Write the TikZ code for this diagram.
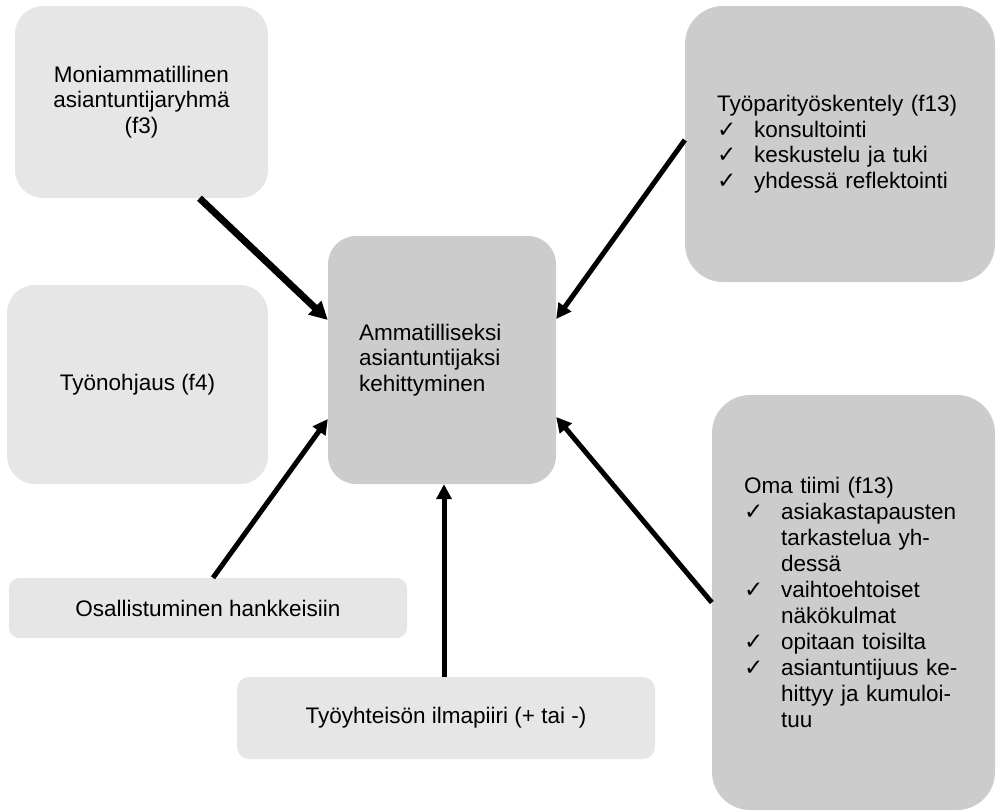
\documentclass[tikz,border=0pt]{standalone}
\usepackage{fontspec}
\setmainfont{Liberation Sans}
\newfontfamily\symfont{DejaVu Sans}
\usetikzlibrary{arrows.meta,positioning}
\definecolor{boxlight}{RGB}{230,230,230}
\definecolor{boxdark}{RGB}{204,204,204}
\newcommand{\chkmark}{\makebox[37pt][l]{\symfont\fontsize{23}{23}\selectfont ✓}}
\newcommand{\chkindent}{\hspace*{37pt}}

\begin{document}
\begin{tikzpicture}[
  x=1pt, y=-1pt,
  font=\fontsize{22.5}{25.5}\selectfont,
  lightbox/.style={fill=boxlight, align=center, inner sep=0pt},
  darkbox/.style={fill=boxdark, align=left, inner sep=0pt},
  arrow/.style={-{Triangle[length=15pt,width=15pt]}, line width=5pt}
]
\useasboundingbox (0,0) rectangle (997,811);

\node[darkbox, rounded corners=28pt, minimum width=228pt, minimum height=248pt, text width=166pt] (hub) at (442,360) {Ammatilliseksi\\asiantuntijaksi\\kehittyminen};

\node[lightbox, rounded corners=28pt, minimum width=253pt, minimum height=192pt] (multi) at (141.5,102) {Moniammatillinen\\asiantuntijaryhmä\\(f3)};
\node[lightbox, rounded corners=28pt, minimum width=261pt, minimum height=199pt] (ohjaus) at (137.5,384.5) {Työnohjaus (f4)};
\node[lightbox, rounded corners=10pt, minimum width=398pt, minimum height=60pt] (osall) at (208,608) {Osallistuminen hankkeisiin};
\node[lightbox, rounded corners=12pt, minimum width=418pt, minimum height=82pt] (ilma) at (446,718) {Työyhteisön ilmapiiri (+ tai -)};

\node[darkbox, rounded corners=38pt, minimum width=310pt, minimum height=276pt, text width=246pt] (pari) at (840,144) {Työparityöskentely (f13)\\
\chkmark konsultointi\\
\chkmark keskustelu ja tuki\\
\chkmark yhdessä reflektointi};

\node[darkbox, rounded corners=38pt, minimum width=283pt, minimum height=415pt, text width=219pt, font=\fontsize{22.5}{26}\selectfont] (tiimi) at (853.5,602.5) {Oma tiimi (f13)\\
\chkmark asiakastapausten\\
\chkindent tarkastelua yh-\\
\chkindent dessä\\
\chkmark vaihtoehtoiset\\
\chkindent näkökulmat\\
\chkmark opitaan toisilta\\
\chkmark asiantuntijuus ke-\\
\chkindent\makebox[176pt][s]{hittyy ja kumuloi-}\\
\chkindent tuu};

\draw[arrow, line width=7pt, -{Triangle[length=18pt,width=18pt]}] ([xshift=58pt]multi.south) -- ([yshift=40pt]hub.west);
\draw[arrow] ([xshift=5pt]osall.north) -- ([yshift=-59pt]hub.west);
\draw[arrow] ([xshift=-2pt]ilma.north) -- ([xshift=2pt]hub.south);
\draw[arrow] ([yshift=4pt]pari.west) -- ([yshift=41pt]hub.east);
\draw[arrow] (tiimi.west) -- ([yshift=-57pt]hub.east);

\end{tikzpicture}
\end{document}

****************

## Your objective
Take the lines from the start of the material to the line with "(0,0) rectangle (997,811);", both included, and transcribe them exactly without the pictures.

## Output
Write the TikZ code for this diagram.
\documentclass[tikz,border=0pt]{standalone}
\usepackage{fontspec}
\setmainfont{Liberation Sans}
\newfontfamily\symfont{DejaVu Sans}
\usetikzlibrary{arrows.meta,positioning}
\definecolor{boxlight}{RGB}{230,230,230}
\definecolor{boxdark}{RGB}{204,204,204}
\newcommand{\chkmark}{\makebox[37pt][l]{\symfont\fontsize{23}{23}\selectfont ✓}}
\newcommand{\chkindent}{\hspace*{37pt}}

\begin{document}
\begin{tikzpicture}[
  x=1pt, y=-1pt,
  font=\fontsize{22.5}{25.5}\selectfont,
  lightbox/.style={fill=boxlight, align=center, inner sep=0pt},
  darkbox/.style={fill=boxdark, align=left, inner sep=0pt},
  arrow/.style={-{Triangle[length=15pt,width=15pt]}, line width=5pt}
]
\useasboundingbox (0,0) rectangle (997,811);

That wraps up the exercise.